The typical exercise in code evaluation presents a problem in a neat, isolated space, and it looks at one or two dozen lines of code that encapsulates an algorithm. "Look here!" the instructor says, "There's actually a problem right on this line!" The problems in the code is subtle, perhaps language-specific, and the solution seems ingenious once the teacher reveals the solution. On looking at the example long enough, the learner is usually able to recognize that the solution is logical, and if she was to see such a problem in the future, she would be able to apply this knowledge. This makes the learner feel accomplished, and the exercise is complete.
The problem with this class of code evaluations is often extremely domain specific and oversimplified.
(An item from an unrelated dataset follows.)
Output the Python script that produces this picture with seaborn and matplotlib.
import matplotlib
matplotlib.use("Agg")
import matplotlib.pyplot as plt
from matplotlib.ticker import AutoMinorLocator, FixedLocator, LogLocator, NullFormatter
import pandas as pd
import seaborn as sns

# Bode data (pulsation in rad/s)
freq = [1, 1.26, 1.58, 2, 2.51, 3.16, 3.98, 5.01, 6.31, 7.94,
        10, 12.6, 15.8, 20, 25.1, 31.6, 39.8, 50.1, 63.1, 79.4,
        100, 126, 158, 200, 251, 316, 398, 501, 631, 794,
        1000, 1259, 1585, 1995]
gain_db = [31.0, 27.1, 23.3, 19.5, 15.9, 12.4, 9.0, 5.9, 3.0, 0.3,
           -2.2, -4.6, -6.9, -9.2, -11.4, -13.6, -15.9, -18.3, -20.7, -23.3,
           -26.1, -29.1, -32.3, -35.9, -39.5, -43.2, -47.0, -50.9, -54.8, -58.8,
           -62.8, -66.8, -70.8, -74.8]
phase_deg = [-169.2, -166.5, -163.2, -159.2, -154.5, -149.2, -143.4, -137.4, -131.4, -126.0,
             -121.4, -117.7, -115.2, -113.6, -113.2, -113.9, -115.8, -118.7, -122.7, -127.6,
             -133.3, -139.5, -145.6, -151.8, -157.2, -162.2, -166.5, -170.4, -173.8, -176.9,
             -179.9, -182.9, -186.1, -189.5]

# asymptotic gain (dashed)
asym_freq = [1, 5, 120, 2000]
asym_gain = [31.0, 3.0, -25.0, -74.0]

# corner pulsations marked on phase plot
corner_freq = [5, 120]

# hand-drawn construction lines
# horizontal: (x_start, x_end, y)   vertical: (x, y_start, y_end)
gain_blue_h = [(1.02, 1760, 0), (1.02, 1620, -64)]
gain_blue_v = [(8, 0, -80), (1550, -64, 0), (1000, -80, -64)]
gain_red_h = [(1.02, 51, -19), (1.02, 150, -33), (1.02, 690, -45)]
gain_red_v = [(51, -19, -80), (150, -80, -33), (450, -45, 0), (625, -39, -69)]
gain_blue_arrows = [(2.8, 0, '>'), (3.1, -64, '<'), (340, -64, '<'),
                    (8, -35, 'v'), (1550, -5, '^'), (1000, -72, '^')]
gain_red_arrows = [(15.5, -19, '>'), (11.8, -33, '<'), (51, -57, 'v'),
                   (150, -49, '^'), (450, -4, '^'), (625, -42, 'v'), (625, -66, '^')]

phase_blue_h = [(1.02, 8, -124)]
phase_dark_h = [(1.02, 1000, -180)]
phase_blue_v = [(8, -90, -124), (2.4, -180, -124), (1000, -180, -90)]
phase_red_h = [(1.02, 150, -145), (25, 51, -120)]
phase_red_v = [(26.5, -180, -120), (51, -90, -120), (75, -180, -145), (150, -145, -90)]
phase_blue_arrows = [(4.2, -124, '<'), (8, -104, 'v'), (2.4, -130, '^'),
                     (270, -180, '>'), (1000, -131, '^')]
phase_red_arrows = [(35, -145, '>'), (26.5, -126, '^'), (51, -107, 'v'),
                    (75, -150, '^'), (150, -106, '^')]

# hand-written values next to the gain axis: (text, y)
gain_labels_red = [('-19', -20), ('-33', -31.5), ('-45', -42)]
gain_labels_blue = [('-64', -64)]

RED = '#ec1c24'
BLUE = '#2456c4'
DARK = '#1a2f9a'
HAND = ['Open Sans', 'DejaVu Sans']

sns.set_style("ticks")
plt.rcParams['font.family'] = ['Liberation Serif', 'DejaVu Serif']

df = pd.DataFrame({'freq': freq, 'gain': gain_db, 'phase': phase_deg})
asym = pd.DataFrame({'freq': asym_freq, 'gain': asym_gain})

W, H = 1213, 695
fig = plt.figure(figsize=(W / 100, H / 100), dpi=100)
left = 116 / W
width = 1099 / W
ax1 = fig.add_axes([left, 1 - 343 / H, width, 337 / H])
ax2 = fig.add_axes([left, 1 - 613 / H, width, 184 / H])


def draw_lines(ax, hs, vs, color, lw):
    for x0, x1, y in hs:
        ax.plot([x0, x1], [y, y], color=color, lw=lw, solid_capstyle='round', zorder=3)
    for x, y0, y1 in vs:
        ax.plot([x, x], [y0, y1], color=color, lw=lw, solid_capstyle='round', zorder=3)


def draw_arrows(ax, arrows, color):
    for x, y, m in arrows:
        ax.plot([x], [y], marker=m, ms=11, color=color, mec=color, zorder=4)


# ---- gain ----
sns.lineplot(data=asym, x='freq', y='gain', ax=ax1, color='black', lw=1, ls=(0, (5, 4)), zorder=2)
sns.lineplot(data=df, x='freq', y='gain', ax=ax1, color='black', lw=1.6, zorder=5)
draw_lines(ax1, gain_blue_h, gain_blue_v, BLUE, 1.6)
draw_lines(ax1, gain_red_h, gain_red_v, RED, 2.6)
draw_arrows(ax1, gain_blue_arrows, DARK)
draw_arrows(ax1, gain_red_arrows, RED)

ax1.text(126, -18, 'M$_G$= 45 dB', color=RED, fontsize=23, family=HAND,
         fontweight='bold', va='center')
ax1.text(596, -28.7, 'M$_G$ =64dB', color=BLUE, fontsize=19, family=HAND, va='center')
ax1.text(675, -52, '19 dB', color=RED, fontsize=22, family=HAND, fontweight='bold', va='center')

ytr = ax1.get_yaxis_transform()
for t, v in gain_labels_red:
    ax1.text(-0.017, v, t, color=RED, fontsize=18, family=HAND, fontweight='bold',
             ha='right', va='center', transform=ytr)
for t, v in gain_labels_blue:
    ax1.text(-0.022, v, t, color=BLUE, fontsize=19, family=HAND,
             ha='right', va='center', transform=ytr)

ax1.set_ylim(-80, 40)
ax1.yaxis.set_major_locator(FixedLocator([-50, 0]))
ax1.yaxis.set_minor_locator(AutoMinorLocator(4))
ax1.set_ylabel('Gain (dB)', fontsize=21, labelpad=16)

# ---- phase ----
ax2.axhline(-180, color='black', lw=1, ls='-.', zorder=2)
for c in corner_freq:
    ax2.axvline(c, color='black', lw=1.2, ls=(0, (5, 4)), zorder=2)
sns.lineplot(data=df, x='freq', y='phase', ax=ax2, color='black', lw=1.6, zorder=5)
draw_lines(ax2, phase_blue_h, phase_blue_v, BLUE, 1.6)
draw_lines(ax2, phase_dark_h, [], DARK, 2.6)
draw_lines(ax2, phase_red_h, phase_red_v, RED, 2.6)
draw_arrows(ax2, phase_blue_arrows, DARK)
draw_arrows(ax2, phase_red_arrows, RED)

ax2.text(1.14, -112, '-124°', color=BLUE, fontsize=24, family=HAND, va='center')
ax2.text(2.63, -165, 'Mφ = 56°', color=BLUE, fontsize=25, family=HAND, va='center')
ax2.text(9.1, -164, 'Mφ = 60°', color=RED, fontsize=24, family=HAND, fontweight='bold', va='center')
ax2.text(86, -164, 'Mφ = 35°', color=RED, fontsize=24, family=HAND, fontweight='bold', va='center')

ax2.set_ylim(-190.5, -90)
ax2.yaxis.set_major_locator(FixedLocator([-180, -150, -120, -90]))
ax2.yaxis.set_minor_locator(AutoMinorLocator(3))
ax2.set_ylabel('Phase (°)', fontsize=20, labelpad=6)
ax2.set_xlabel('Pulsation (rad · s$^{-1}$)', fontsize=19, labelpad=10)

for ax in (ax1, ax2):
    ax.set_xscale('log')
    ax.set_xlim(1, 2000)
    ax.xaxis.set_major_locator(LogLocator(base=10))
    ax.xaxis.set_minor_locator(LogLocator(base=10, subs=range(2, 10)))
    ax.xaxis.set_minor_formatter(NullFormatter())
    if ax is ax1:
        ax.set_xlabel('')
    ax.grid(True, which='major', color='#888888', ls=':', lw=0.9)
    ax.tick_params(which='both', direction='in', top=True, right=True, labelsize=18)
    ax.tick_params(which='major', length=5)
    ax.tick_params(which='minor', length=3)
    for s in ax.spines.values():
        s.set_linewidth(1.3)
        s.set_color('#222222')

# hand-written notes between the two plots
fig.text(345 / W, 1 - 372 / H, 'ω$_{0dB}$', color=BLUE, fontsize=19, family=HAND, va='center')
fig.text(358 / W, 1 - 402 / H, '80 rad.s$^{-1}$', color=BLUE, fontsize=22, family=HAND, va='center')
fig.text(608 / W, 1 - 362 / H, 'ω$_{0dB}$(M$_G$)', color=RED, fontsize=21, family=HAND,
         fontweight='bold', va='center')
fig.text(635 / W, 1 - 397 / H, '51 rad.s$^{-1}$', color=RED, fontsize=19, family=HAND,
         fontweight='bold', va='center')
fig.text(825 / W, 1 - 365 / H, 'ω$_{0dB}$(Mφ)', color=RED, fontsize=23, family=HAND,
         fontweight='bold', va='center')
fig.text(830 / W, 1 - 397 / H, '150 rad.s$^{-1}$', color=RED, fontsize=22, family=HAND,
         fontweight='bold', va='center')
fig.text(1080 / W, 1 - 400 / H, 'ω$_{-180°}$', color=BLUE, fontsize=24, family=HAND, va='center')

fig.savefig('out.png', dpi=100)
Often, they would have been easily found with reasonable unit tests. Essentially, the learner has accomplished very little by recognizing the "trick" in this miniscule codebase. The number of subtle problems arising from specific algorithms, be it the pointer misdirection in a complex loop, or an overly complex control flow when a more elegant solution exists, are often tightly related to the problem at hand, and difficult to generalize.
Furthermore, production code is not so easily isolated to a couple dozen lines where we know something is wrong. We can evaluate our algorithms systematically before moving on, but the reality is we write lots of code, and there is no teacher to say "YOU GOT IT" or not. Solving a bug or cleaning up an algorithm so it flows more clearly doesn't mean the code transitions to the "fixed" state. There may very well be more issues, how carefully must we look before we can convince ourselves we have on our hands some magical optimal measure of code? And what happens when a new feature or requirement invades our optimal code and throws everything into a different disorganized state? Not many real-world algorithms live in the dusty libraries of framework that never need to be changed once written. Will we still be able to apply our learnings to clean up this new problem space with an entirely different set of potential defects?
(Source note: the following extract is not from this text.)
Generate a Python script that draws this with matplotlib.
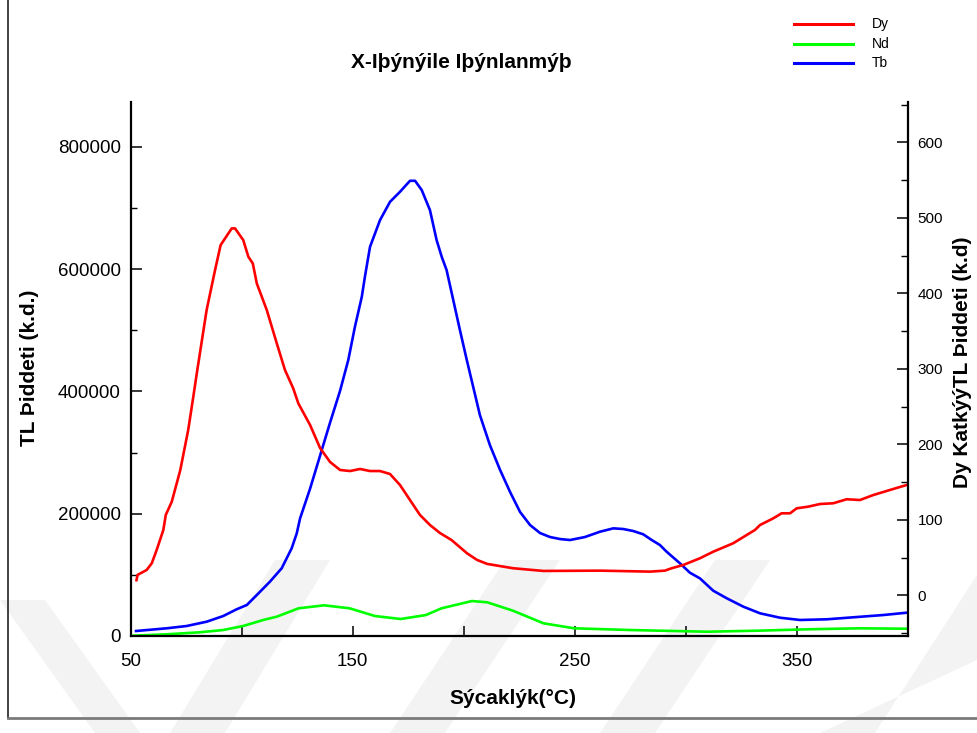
import matplotlib
matplotlib.use("Agg")
import matplotlib.pyplot as plt
from matplotlib.ticker import MultipleLocator, FixedLocator
from matplotlib.lines import Line2D
from matplotlib.patches import Polygon

plt.rcParams['font.family'] = ['Liberation Sans', 'DejaVu Sans']

# -------------------------
# Data
# -------------------------
# Dy : right axis
dy_temp = [52.6, 53.1, 57.2, 59.5, 61.7, 64.7, 65.8, 68.5, 72.3, 75.9, 78.2, 80.0,
           84.2, 88.0, 90.5, 95.5, 97.0, 100.7, 103.0, 105.0, 106.8, 111.3, 115.8,
           119.5, 123.2, 125.5, 130.8, 135.3, 139.8, 144.3, 148.8, 153.3, 157.8,
           162.3, 166.8, 171.3, 175.8, 180.3, 184.8, 189.3, 194.5, 201.5, 206.0,
           210.6, 222.2, 235.9, 261.4, 283.9, 290.6, 293.7, 298.9, 306.4, 312.4,
           321.4, 327.5, 331.2, 333.5, 339.5, 343.2, 347.0, 350.0, 355.2, 360.5,
           366.5, 372.5, 378.5, 384.5, 392.0, 399.5]
dy_int = [20, 27, 33.5, 42.4, 60.0, 86.5, 106.4, 124.0, 165.4, 218.9, 263.0, 298.4,
          377.9, 430.9, 464.0, 486.1, 486.1, 470.6, 448.5, 439.7, 413.2, 377.9, 333.8,
          298.4, 274.2, 254.3, 225.6, 195.1, 176.6, 166.0, 164.6, 167.3, 164.6,
          164.6, 160.7, 146.1, 126.2, 106.4, 93.1, 82.5, 73.2, 55.6, 46.8,
          41.5, 35.8, 32.2, 32.6, 31.3, 32.6, 35.8, 40.1, 49.0, 57.7,
          68.9, 79.9, 86.5, 93.1, 102.0, 108.6, 108.6, 115.2, 117.4, 120.9,
          121.9, 127.2, 126.2, 132.8, 139.5, 146.1]

# Nd : left axis
nd_temp = [51.2, 66.2, 81.2, 91.7, 100.7, 109.7, 115.8, 125.6, 137.1, 148.6, 160.0,
           171.6, 183.0, 190.0, 203.7, 210.6, 222.2, 235.9, 249.7, 274.9, 309.5,
           332.5, 355.4, 378.4, 399.1]
nd_int = [500, 2800, 6100, 9800, 16400, 26200, 31600, 45300, 50200, 45300, 32700,
          27800, 34300, 45300, 57200, 55100, 41400, 20800, 12600, 9800, 7000,
          8700, 11000, 12600, 11900]

# Tb : left axis
tb_temp = [52.4, 66.2, 75.2, 84.2, 91.7, 97.7, 102.3, 106.8, 112.7, 118.0, 122.5,
           124.8, 126.3, 130.8, 135.3, 139.8, 144.3, 148.0, 151.0, 154.1, 155.5,
           157.8, 162.3, 166.8, 171.3, 175.8, 178.1, 181.1, 184.8, 187.8, 190.1,
           192.3, 195.3, 198.3, 201.4, 207.3, 211.8, 216.4, 220.9, 225.4, 229.9,
           234.4, 238.9, 243.4, 247.9, 254.6, 261.4, 267.4, 271.9, 276.4, 280.9,
           284.7, 288.4, 291.4, 297.4, 301.9, 306.4, 312.4, 318.5, 326.0, 333.5,
           342.5, 351.5, 363.5, 375.5, 389.0, 399.5]
tb_int = [8180, 12590, 16350, 23380, 32700, 43660, 50700, 67050, 88800, 110700, 143400,
          167900, 192500, 241000, 295000, 349000, 401000, 451300, 505800, 554900, 587600,
          636600, 680300, 710200, 726600, 744600, 744600, 729400, 696600, 647600, 620300,
          598500, 549500, 500400, 451300, 361400, 312300, 271500, 235500, 202800, 181500,
          168400, 161900, 158600, 157000, 161900, 170600, 176100, 175000, 171700, 166300,
          157000, 148800, 137900, 118900, 103500, 94300, 74100, 61700, 47900, 37100,
          29900, 26200, 27300, 30600, 34300, 38100]

x_ticks = [50, 100, 150, 200, 250, 300, 350]
x_labels = ['50', '', '150', '', '250', '', '350']
left_ticks = [0, 200000, 400000, 600000, 800000]
right_ticks = [0, 100, 200, 300, 400, 500, 600]

W, H = 977, 733
fig = plt.figure(figsize=(W / 100, H / 100), dpi=100)

# faint watermark stripes (behind everything)
stripes = [
    [(0, 600), (45, 600), (140, 733), (95, 733)],
    [(170, 733), (225, 733), (330, 560), (275, 560)],
    [(390, 733), (445, 733), (560, 560), (505, 560)],
    [(600, 733), (655, 733), (770, 560), (715, 560)],
    [(820, 733), (875, 733), (977, 575), (977, 660)],
]
for s in stripes:
    pts = [(px / W, 1 - py / H) for px, py in s]
    fig.patches.append(Polygon(pts, closed=True, transform=fig.transFigure,
                               facecolor='#f3f3f3', edgecolor='none', zorder=-5))

# outer frame (left and bottom)
fig.add_artist(Line2D([7.5 / W, 7.5 / W], [1 - 718 / H, 1.0], transform=fig.transFigure,
                      color='#333333', lw=1.3))
fig.add_artist(Line2D([7.5 / W, 1.0], [1 - 718 / H, 1 - 718 / H], transform=fig.transFigure,
                      color='#7a7a7a', lw=2.0))

ax = fig.add_axes([130.7 / W, 1 - 636 / H, (907.7 - 130.7) / W, (636 - 101.7) / H])
ax.patch.set_alpha(0)
ax2 = ax.twinx()

ax.plot(nd_temp, nd_int, color='#00ff00', lw=1.9)
ax.plot(tb_temp, tb_int, color='#0000ff', lw=1.9)
ax2.plot(dy_temp, dy_int, color='#ff0000', lw=1.9)

ax.set_xlim(50, 400)
ax.set_ylim(0, 874000)
ax2.set_ylim(-54, 654)

for a in (ax, ax2):
    a.spines['top'].set_visible(False)
ax.spines['right'].set_visible(False)
ax2.spines['left'].set_visible(False)
ax2.spines['bottom'].set_visible(False)
for sp in ('left', 'bottom'):
    ax.spines[sp].set_linewidth(1.6)
ax2.spines['right'].set_linewidth(1.6)

ax.set_xticks(x_ticks)
ax.set_xticklabels(x_labels)
ax.set_yticks(left_ticks)
ax.set_yticklabels([str(v) for v in left_ticks])
ax.yaxis.set_minor_locator(FixedLocator([100000, 300000, 500000, 700000]))
ax.tick_params(axis='x', direction='in', length=7, width=1.1, labelsize=13.5, pad=12)
ax.tick_params(axis='y', which='major', direction='in', length=8, width=1.1,
               labelsize=13.5, pad=7)
ax.tick_params(axis='y', which='minor', direction='in', length=4, width=1.0)

ax2.set_yticks(right_ticks)
ax2.yaxis.set_minor_locator(MultipleLocator(50))
ax2.tick_params(axis='y', which='major', direction='in', length=8, width=1.1,
                labelsize=11, pad=7)
ax2.tick_params(axis='y', which='minor', direction='in', length=5, width=1.0)

fig.text(461 / W, 1 - 62 / H, 'X-Iþýnýile Iþýnlanmýþ', ha='center', va='center',
         fontsize=15, fontweight='bold')
fig.text(513 / W, 1 - 699 / H, 'Sýcaklýk(°C)', ha='center', va='center',
         fontsize=15, fontweight='bold')
fig.text(30 / W, 1 - 368 / H, 'TL Þiddeti (k.d.)', ha='center', va='center',
         rotation=90, fontsize=15, fontweight='bold')
fig.text(963 / W, 1 - 362 / H, 'Dy KatkýýTL Þiddeti (k.d)', ha='center', va='center',
         rotation=90, fontsize=15, fontweight='bold')

# legend
leg_names = ['Dy', 'Nd', 'Tb']
leg_colors = ['#ff0000', '#00ff00', '#0000ff']
for i, (name, col) in enumerate(zip(leg_names, leg_colors)):
    yy = 1 - (24 + 19.7 * i) / H
    fig.add_artist(Line2D([794 / W, 853 / W], [yy, yy], transform=fig.transFigure,
                          color=col, lw=2.2))
    fig.text(872 / W, yy, name, ha='left', va='center', fontsize=10)

fig.savefig('out.png', dpi=100)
My point is that there are several layers of disingenuousness to such exercises. The number of subtle algorithmic improvements you can learn approaches infinity, so manufacturing these lightbulb moments are frankly futile.
What then is a good code evaluation exercise?
The first thing to recognize is that every evaluation has to be incremental. While there are objectively correct improvements to make to given blocks of code, it must be a waste of time to clean up an algorithm into a pristine, correct function minus a single subtle error, and present that. Real code often has several potential refactor opportunities, may contain bugs of various classes, and might be brittle to the larger feature that contains it. These are the real problem spaces we want to get good at working on as programmers, so let's make examples about those.
I'm tired of looking at manufactured codebases cherry picked and "cleaned up" for presentation purposes. Take a real block of code, that looks like garbage, and that you wrote (yes even you, genius programmer, write some junk), and go through how to improve it incrementally. Acknowledge that if you have refactor ideas, some of them may make the code more flexible to some changes but more brittle to others. Encourage learners to see the big picture, about how errors in assumptions or just straight up errors can be found and solved, but a codebase is never optimal for everything, and just like there are trade-offs in time and space complexity, there are trade-offs in how code is structured.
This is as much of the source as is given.